Envivio, a provider of software-based video processing and delivery solutions, has announced that its 4K Ultra HD compression technology is being used by French broadcaster TDF to transmit programming in Ultra HD TV for NRJ HITS – the leading French music channel – distributed over the national digital terrestrial television (DTT) service. This ongoing DTT video transmission uses HEVC (H.265) compression over DVB T-2 delivered in 4K.
Hot on the heels of its successful live 4K broadcast of the French Open tennis tournament in France for TDF, national regulator CSA has authorized TDF to broadcast Ultra HD TV over the DTT network using the DVB-T2 standard from the Eiffel Tower in Paris. The 4K video already being distributed is encoded at 50 frames per second using Envivio Muse Ultra HD encoding software on Envivio G5 appliances.
Christophe Cornillet (NRJ Group Broadcast expert) commented, “We are so ‘happy’ to be the first to transmit music videos in Ultra HD. The stunning 4K video resolution makes our music videos look like they are popping right out of the screen which delights our viewers and brings great energy to our network overall. We can’t wait for everyone to see this. Our vision is that UHD is the future of television.”

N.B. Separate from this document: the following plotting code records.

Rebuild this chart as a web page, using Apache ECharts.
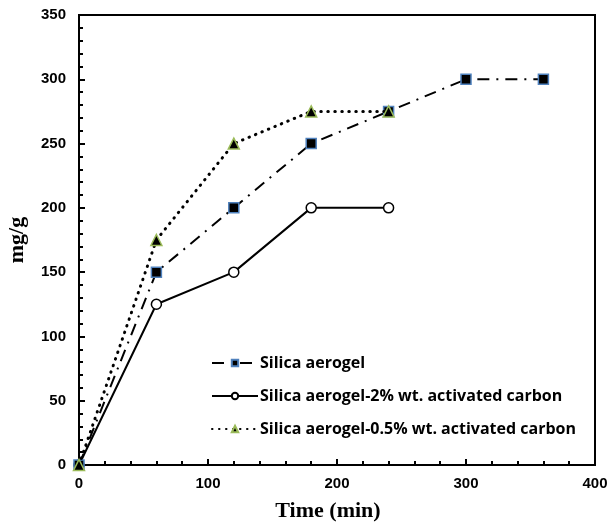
<!DOCTYPE html>
<html>
<head>
<meta charset="utf-8">
<script src="https://cdn.jsdelivr.net/npm/echarts@6/dist/echarts.min.js"></script>
<style>
  html, body { margin: 0; padding: 0; background: #fff; }
  #chart { width: 611px; height: 526px; }
</style>
</head>
<body>
<div id="chart"></div>
<script>
// Adsorption capacity (mg/g) over contact time (min)
const timeAerogel = [0, 60, 120, 180, 240, 300, 360];
const aerogel = [0, 150, 200, 250, 275, 300, 300];

const timeAc2 = [0, 60, 120, 180, 240];
const aerogelAc2 = [0, 125, 150, 200, 200];

const timeAc05 = [0, 60, 120, 180, 240];
const aerogelAc05 = [0, 175, 250, 275, 275];

const seriesNames = [
  'Silica aerogel',
  'Silica aerogel-2% wt. activated carbon',
  'Silica aerogel-0.5% wt. activated carbon'
];

const pairs = (xs, ys) => xs.map((x, i) => [x, ys[i]]);

const chart = echarts.init(document.getElementById('chart'), null, { renderer: 'canvas' });

const tickFont = { fontFamily: 'Liberation Sans', fontWeight: 'bold', fontSize: 15, color: '#000' };
const nameFont = { fontFamily: 'Liberation Serif', fontWeight: 'bold', fontSize: 22, color: '#000' };

chart.setOption({
  animation: false,
  backgroundColor: '#fff',
  grid: {
    left: 79, right: 16, top: 15, bottom: 61,
    containLabel: false, outerBoundsMode: 'none',
    show: true, borderColor: '#000', borderWidth: 2
  },
  legend: {
    left: 206, top: 350,
    orient: 'vertical',
    itemWidth: 46, itemHeight: 8, itemGap: 17,
    textStyle: { fontFamily: 'Open Sans', fontWeight: 'bold', fontSize: 16, color: '#000', padding: [0, 0, 0, -3] },
    data: seriesNames
  },
  xAxis: {
    type: 'value', min: 0, max: 400, interval: 100,
    name: 'Time (min)', nameLocation: 'middle', nameGap: 35,
    nameTextStyle: Object.assign({ padding: [0, 18, 0, 0] }, nameFont),
    axisLine: { show: true, lineStyle: { color: '#000', width: 2 } },
    axisTick: { show: true, inside: true, length: 6, lineStyle: { color: '#000', width: 2 } },
    minorTick: { show: true, splitNumber: 5, length: 4, lineStyle: { color: '#000', width: 2 } },
    axisLabel: Object.assign({ margin: 11 }, tickFont),
    splitLine: { show: false }
  },
  yAxis: {
    type: 'value', min: 0, max: 350, interval: 50,
    name: 'mg/g', nameLocation: 'middle', nameGap: 51,
    nameTextStyle: nameFont,
    axisLine: { show: true, lineStyle: { color: '#000', width: 2 } },
    axisTick: { show: true, inside: true, length: 6, lineStyle: { color: '#000', width: 2 } },
    minorTick: { show: true, splitNumber: 5, length: 4, lineStyle: { color: '#000', width: 2 } },
    axisLabel: Object.assign({ margin: 13 }, tickFont),
    splitLine: { show: false }
  },
  series: [
    {
      name: seriesNames[0], type: 'line',
      data: pairs(timeAerogel, aerogel),
      symbol: 'rect', symbolSize: 10,
      itemStyle: { color: '#000', borderColor: '#4f81bd', borderWidth: 1.5 },
      lineStyle: { color: '#000', width: 2, type: [12, 7, 2, 7] },
      z: 3
    },
    {
      name: seriesNames[1], type: 'line',
      data: pairs(timeAc2, aerogelAc2),
      symbol: 'circle', symbolSize: 10,
      itemStyle: { color: '#fff', borderColor: '#000', borderWidth: 1.5 },
      lineStyle: { color: '#000', width: 2, type: 'solid' },
      z: 2
    },
    {
      name: seriesNames[2], type: 'line',
      data: pairs(timeAc05, aerogelAc05),
      symbol: 'triangle', symbolSize: 11,
      itemStyle: { color: '#000', borderColor: '#9bbb59', borderWidth: 1.5 },
      lineStyle: { color: '#000', width: 3, type: [0.5, 6.5], cap: 'round' },
      z: 4
    }
  ]
});
</script>
</body>
</html>
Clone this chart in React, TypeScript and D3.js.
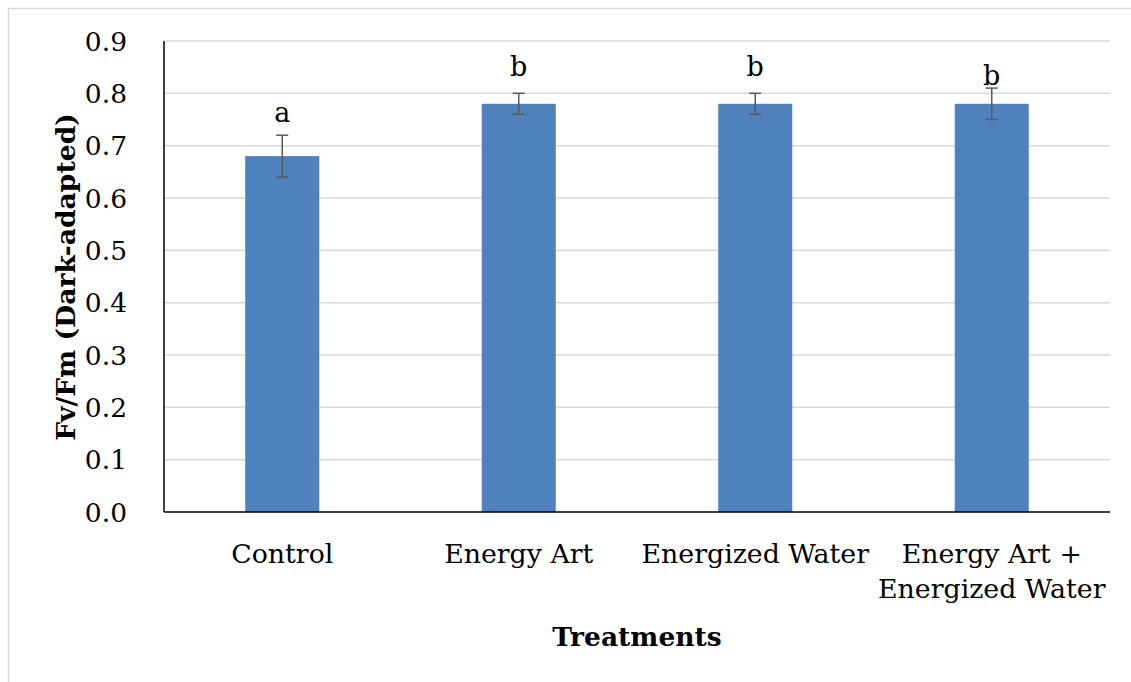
import React from "react";
import * as d3 from "d3";

const categories = ["Control", "Energy Art", "Energized Water", "Energy Art + Energized Water"];
const categoryLines = [["Control"], ["Energy Art"], ["Energized Water"], ["Energy Art +", "Energized Water"]];
const means = [0.68, 0.78, 0.78, 0.78];
const errors = [0.04, 0.02, 0.02, 0.03];
const letters = ["a", "b", "b", "b"];
const letterLevels = [0.745, 0.833, 0.833, 0.815];
const yTicks = [0, 0.1, 0.2, 0.3, 0.4, 0.5, 0.6, 0.7, 0.8, 0.9];

const W = 1131;
const H = 682;
const left = 164;
const right = 1110;
const top = 41;
const bottom = 512;
const FONT = "'DejaVu Serif', serif";

export default function App() {
  const x = d3.scaleBand<string>().domain(categories).range([left, right]).paddingInner(0.687).paddingOuter(0.3435);
  const y = d3.scaleLinear().domain([0, 0.9]).range([bottom, top]);
  return (
    <svg width={W} height={H} style={{ position: "absolute", left: 0, top: 0 }} fontFamily={FONT}>
      <rect x={0} y={0} width={W} height={H} fill="#fff" />
      <line x1={8.5} x2={W} y1={8.5} y2={8.5} stroke="#d9d9d9" strokeWidth={1.5} />
      <line x1={8.5} x2={8.5} y1={8.5} y2={H} stroke="#d9d9d9" strokeWidth={1.5} />
      {yTicks.slice(1).map((t) => (
        <line key={t} x1={left} x2={right} y1={y(t)} y2={y(t)} stroke="#d9d9d9" strokeWidth={1.5} />
      ))}
      {categories.map((c, i) => {
        const cx = x(c)! + x.bandwidth() / 2;
        return (
          <g key={c}>
            <rect x={x(c)} y={y(means[i])} width={x.bandwidth()} height={y(0) - y(means[i])} fill="#4f81bd" />
            <line x1={cx} x2={cx} y1={y(means[i] - errors[i])} y2={y(means[i] + errors[i])} stroke="#595959" strokeWidth={1.5} />
            <line x1={cx - 6} x2={cx + 6} y1={y(means[i] - errors[i])} y2={y(means[i] - errors[i])} stroke="#595959" strokeWidth={1.5} />
            <line x1={cx - 6} x2={cx + 6} y1={y(means[i] + errors[i])} y2={y(means[i] + errors[i])} stroke="#595959" strokeWidth={1.5} />
            <text x={cx} y={y(letterLevels[i])} textAnchor="middle" fontSize={27} fill="#000">{letters[i]}</text>
            {categoryLines[i].map((ln, j) => (
              <text key={j} x={cx} y={563 + j * 35} textAnchor="middle" fontSize={26.8} fill="#000">{ln}</text>
            ))}
          </g>
        );
      })}
      <line x1={left} x2={left} y1={top} y2={bottom} stroke="#000" strokeWidth={1.5} />
      <line x1={left} x2={right} y1={bottom} y2={bottom} stroke="#000" strokeWidth={1.5} />
      {yTicks.map((t) => (
        <text key={t} x={127} y={y(t) + 9.5} textAnchor="end" fontSize={26.5} fill="#000">{t.toFixed(1)}</text>
      ))}
      <text x={637} y={646} textAnchor="middle" fontSize={26.5} fontWeight="bold" fill="#000">Treatments</text>
      <text transform={`translate(75,277) rotate(-90)`} textAnchor="middle" fontSize={26.6} fontWeight="bold" fill="#000">Fv/Fm (Dark-adapted)</text>
    </svg>
  );
}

“Envivio successfully debuted live 4K HEVC video transmissions over a DTT network for us at the French Open tournament, and our confidence in Envivio continues to grow with this transmission of Ultra HD content from NRJ HITS,” said Alain Komly, deputy director at TDF.
“Wrapping up our successful broadcast of the World Cup, this transmission is yet another example of the technical power of our video processing software for over-the-air broadcast in 4K Ultra HD, and we are proud to work in partnership with TDF and NRJ using this emerging technology,” said Envivio’s Chief Technology Officer Jean-Pierre Henot.